- EXERCISE TASK:
Your task is to transcribe all of the data below exactly, omitting the images.

- INFORMATION SUPPLIED:
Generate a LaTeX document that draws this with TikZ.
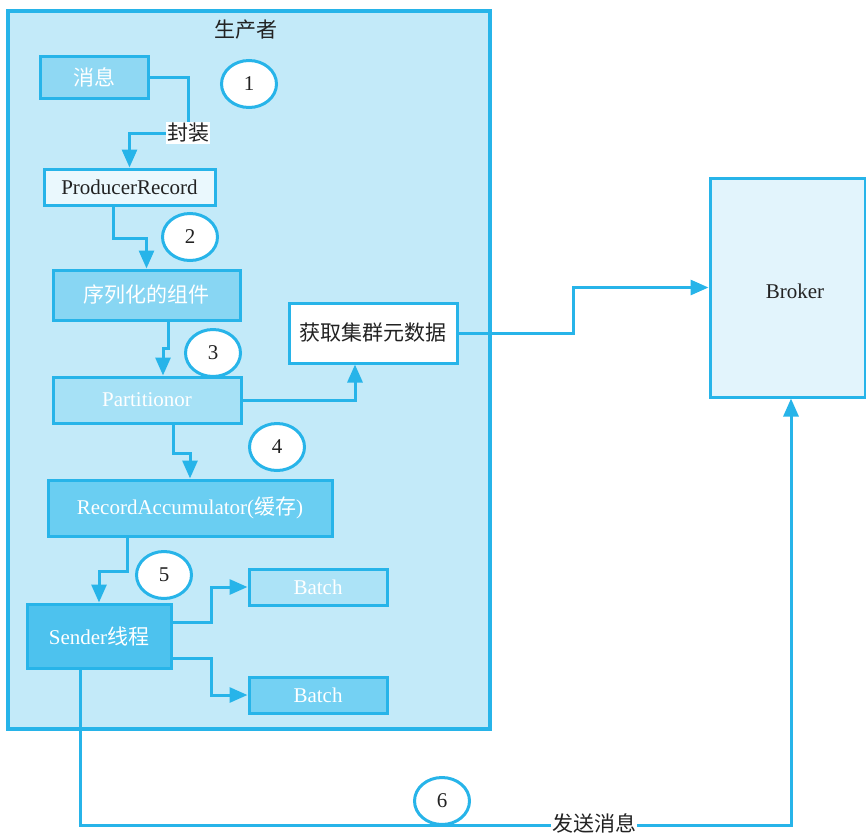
\documentclass[tikz,border=0pt]{standalone}
\usepackage{fontspec}
\setmainfont{Liberation Serif}
\newfontfamily\cjk{Noto Sans CJK SC}
\usetikzlibrary{arrows.meta,shapes.geometric}
\definecolor{ln}{HTML}{27B4E9}
\definecolor{prodfill}{HTML}{C3EAF9}
\definecolor{msgfill}{HTML}{8FD8F3}
\definecolor{prfill}{HTML}{EAF8FD}
\definecolor{serfill}{HTML}{88D6F3}
\definecolor{partfill}{HTML}{A6E1F6}
\definecolor{rafill}{HTML}{6ACEF2}
\definecolor{sendfill}{HTML}{4DC2EE}
\definecolor{bafill}{HTML}{ACE3F7}
\definecolor{bbfill}{HTML}{74D1F3}
\definecolor{brokfill}{HTML}{E2F4FC}
\definecolor{txt}{HTML}{222222}
\tikzset{
  box/.style={draw=ln, line width=3pt, inner sep=0pt, font=\fontsize{21}{25}\selectfont},
  wtxt/.style={text=white},
  dtxt/.style={text=txt},
  num/.style={draw=ln, line width=3pt, fill=white, ellipse, minimum width=55pt, minimum height=47pt, inner sep=0pt, text=txt, font=\fontsize{21}{25}\selectfont},
  arr/.style={draw=ln, line width=3pt, -{Triangle[length=18pt,width=15pt]}},
  lbl/.style={fill=white, inner sep=1pt, text=txt, font=\fontsize{21}{25}\selectfont\cjk},
}
\begin{document}
\begin{tikzpicture}[x=1pt,y=-1pt]
\useasboundingbox (0,0) rectangle (866,838);
% producer container
\node[draw=ln, line width=3.2pt, fill=prodfill, minimum width=482pt, minimum height=718pt, inner sep=0pt] (prod) at (249,370) {};
\node[text=txt, font=\fontsize{21}{25}\selectfont\cjk] (title) at (246,30) {生产者};
% boxes
\node[box, fill=msgfill, wtxt, minimum width=108pt, minimum height=42pt] (msg) at (94,77) {\cjk 消息};
\node[box, fill=prfill, dtxt, minimum width=171pt, minimum height=36pt] (pr) at (129.5,187) {ProducerRecord};
\node[box, fill=serfill, wtxt, minimum width=187pt, minimum height=50pt] (ser) at (146.5,295) {\cjk 序列化的组件};
\node[box, fill=white, dtxt, minimum width=168pt, minimum height=60pt] (meta) at (373,333) {\cjk 获取集群元数据};
\node[box, fill=partfill, wtxt, minimum width=188pt, minimum height=46pt] (part) at (147,400) {Partitionor};
\node[box, fill=rafill, wtxt, minimum width=284pt, minimum height=56pt] (ra) at (190,508) {RecordAccumulator({\cjk 缓存})};
\node[box, fill=sendfill, wtxt, minimum width=144pt, minimum height=64pt] (sender) at (99,636) {Sender{\cjk 线程}};
\node[box, fill=bafill, wtxt, minimum width=138pt, minimum height=36pt] (b1) at (318,587) {Batch};
\node[box, fill=bbfill, wtxt, minimum width=138pt, minimum height=36pt] (b2) at (318,695) {Batch};
\node[box, fill=brokfill, dtxt, minimum width=155pt, minimum height=219pt] (broker) at (787.5,287.5) {};
\node[dtxt, font=\fontsize{21}{25}\selectfont] (brokertxt) at (795,291) {Broker};
% connectors
\draw[arr] (msg.east) -| (188,133) -| (pr.north);
\node[lbl] (fz) at (188,133) {封装};
\draw[arr] ([xshift=-16.5pt]pr.south) -- ++(0,32) -| (ser.north);
\draw[arr] ([xshift=21.5pt]ser.south) -- ++(0,27) -| ([xshift=16pt]part.north);
\draw[arr] (part.east) -| ([xshift=-18pt]meta.south);
\draw[arr] (meta.east) -- ++(115,0) |- (broker.west);
\draw[arr] ([xshift=26pt]part.south) -- ++(0,29) -| (ra.north);
\draw[arr] ([xshift=-63pt]ra.south) -- ++(0,34) -| (sender.north);
\draw[arr] ([yshift=14pt]sender.east) -- ++(39,0) |- (b1.west);
\draw[arr] ([yshift=-22pt]sender.east) -- ++(39,0) |- (b2.west);
\draw[arr] ([xshift=-19pt]sender.south) -- ++(0,156) -| ([xshift=3.5pt]broker.south);
% numbered circles
\node[num] (n1) at (249,84) {1};
\node[num] (n2) at (190,237) {2};
\node[num] (n3) at (213,353) {3};
\node[num] (n4) at (277,447) {4};
\node[num] (n5) at (164,575) {5};
\node[num] (n6) at (442,801) {6};
\node[lbl] (fs) at (594,823) {发送消息};
\end{tikzpicture}
\end{document}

- WRITTEN ANSWER:
Generate a LaTeX document that draws this with TikZ.
\documentclass[tikz,border=0pt]{standalone}
\usepackage{fontspec}
\setmainfont{Liberation Serif}
\newfontfamily\cjk{Noto Sans CJK SC}
\usetikzlibrary{arrows.meta,shapes.geometric}
\definecolor{ln}{HTML}{27B4E9}
\definecolor{prodfill}{HTML}{C3EAF9}
\definecolor{msgfill}{HTML}{8FD8F3}
\definecolor{prfill}{HTML}{EAF8FD}
\definecolor{serfill}{HTML}{88D6F3}
\definecolor{partfill}{HTML}{A6E1F6}
\definecolor{rafill}{HTML}{6ACEF2}
\definecolor{sendfill}{HTML}{4DC2EE}
\definecolor{bafill}{HTML}{ACE3F7}
\definecolor{bbfill}{HTML}{74D1F3}
\definecolor{brokfill}{HTML}{E2F4FC}
\definecolor{txt}{HTML}{222222}
\tikzset{
  box/.style={draw=ln, line width=3pt, inner sep=0pt, font=\fontsize{21}{25}\selectfont},
  wtxt/.style={text=white},
  dtxt/.style={text=txt},
  num/.style={draw=ln, line width=3pt, fill=white, ellipse, minimum width=55pt, minimum height=47pt, inner sep=0pt, text=txt, font=\fontsize{21}{25}\selectfont},
  arr/.style={draw=ln, line width=3pt, -{Triangle[length=18pt,width=15pt]}},
  lbl/.style={fill=white, inner sep=1pt, text=txt, font=\fontsize{21}{25}\selectfont\cjk},
}
\begin{document}
\begin{tikzpicture}[x=1pt,y=-1pt]
\useasboundingbox (0,0) rectangle (866,838);
% producer container
\node[draw=ln, line width=3.2pt, fill=prodfill, minimum width=482pt, minimum height=718pt, inner sep=0pt] (prod) at (249,370) {};
\node[text=txt, font=\fontsize{21}{25}\selectfont\cjk] (title) at (246,30) {生产者};
% boxes
\node[box, fill=msgfill, wtxt, minimum width=108pt, minimum height=42pt] (msg) at (94,77) {\cjk 消息};
\node[box, fill=prfill, dtxt, minimum width=171pt, minimum height=36pt] (pr) at (129.5,187) {ProducerRecord};
\node[box, fill=serfill, wtxt, minimum width=187pt, minimum height=50pt] (ser) at (146.5,295) {\cjk 序列化的组件};
\node[box, fill=white, dtxt, minimum width=168pt, minimum height=60pt] (meta) at (373,333) {\cjk 获取集群元数据};
\node[box, fill=partfill, wtxt, minimum width=188pt, minimum height=46pt] (part) at (147,400) {Partitionor};
\node[box, fill=rafill, wtxt, minimum width=284pt, minimum height=56pt] (ra) at (190,508) {RecordAccumulator({\cjk 缓存})};
\node[box, fill=sendfill, wtxt, minimum width=144pt, minimum height=64pt] (sender) at (99,636) {Sender{\cjk 线程}};
\node[box, fill=bafill, wtxt, minimum width=138pt, minimum height=36pt] (b1) at (318,587) {Batch};
\node[box, fill=bbfill, wtxt, minimum width=138pt, minimum height=36pt] (b2) at (318,695) {Batch};
\node[box, fill=brokfill, dtxt, minimum width=155pt, minimum height=219pt] (broker) at (787.5,287.5) {};
\node[dtxt, font=\fontsize{21}{25}\selectfont] (brokertxt) at (795,291) {Broker};
% connectors
\draw[arr] (msg.east) -| (188,133) -| (pr.north);
\node[lbl] (fz) at (188,133) {封装};
\draw[arr] ([xshift=-16.5pt]pr.south) -- ++(0,32) -| (ser.north);
\draw[arr] ([xshift=21.5pt]ser.south) -- ++(0,27) -| ([xshift=16pt]part.north);
\draw[arr] (part.east) -| ([xshift=-18pt]meta.south);
\draw[arr] (meta.east) -- ++(115,0) |- (broker.west);
\draw[arr] ([xshift=26pt]part.south) -- ++(0,29) -| (ra.north);
\draw[arr] ([xshift=-63pt]ra.south) -- ++(0,34) -| (sender.north);
\draw[arr] ([yshift=14pt]sender.east) -- ++(39,0) |- (b1.west);
\draw[arr] ([yshift=-22pt]sender.east) -- ++(39,0) |- (b2.west);
\draw[arr] ([xshift=-19pt]sender.south) -- ++(0,156) -| ([xshift=3.5pt]broker.south);
% numbered circles
\node[num] (n1) at (249,84) {1};
\node[num] (n2) at (190,237) {2};
\node[num] (n3) at (213,353) {3};
\node[num] (n4) at (277,447) {4};
\node[num] (n5) at (164,575) {5};
\node[num] (n6) at (442,801) {6};
\node[lbl] (fs) at (594,823) {发送消息};
\end{tikzpicture}
\end{document}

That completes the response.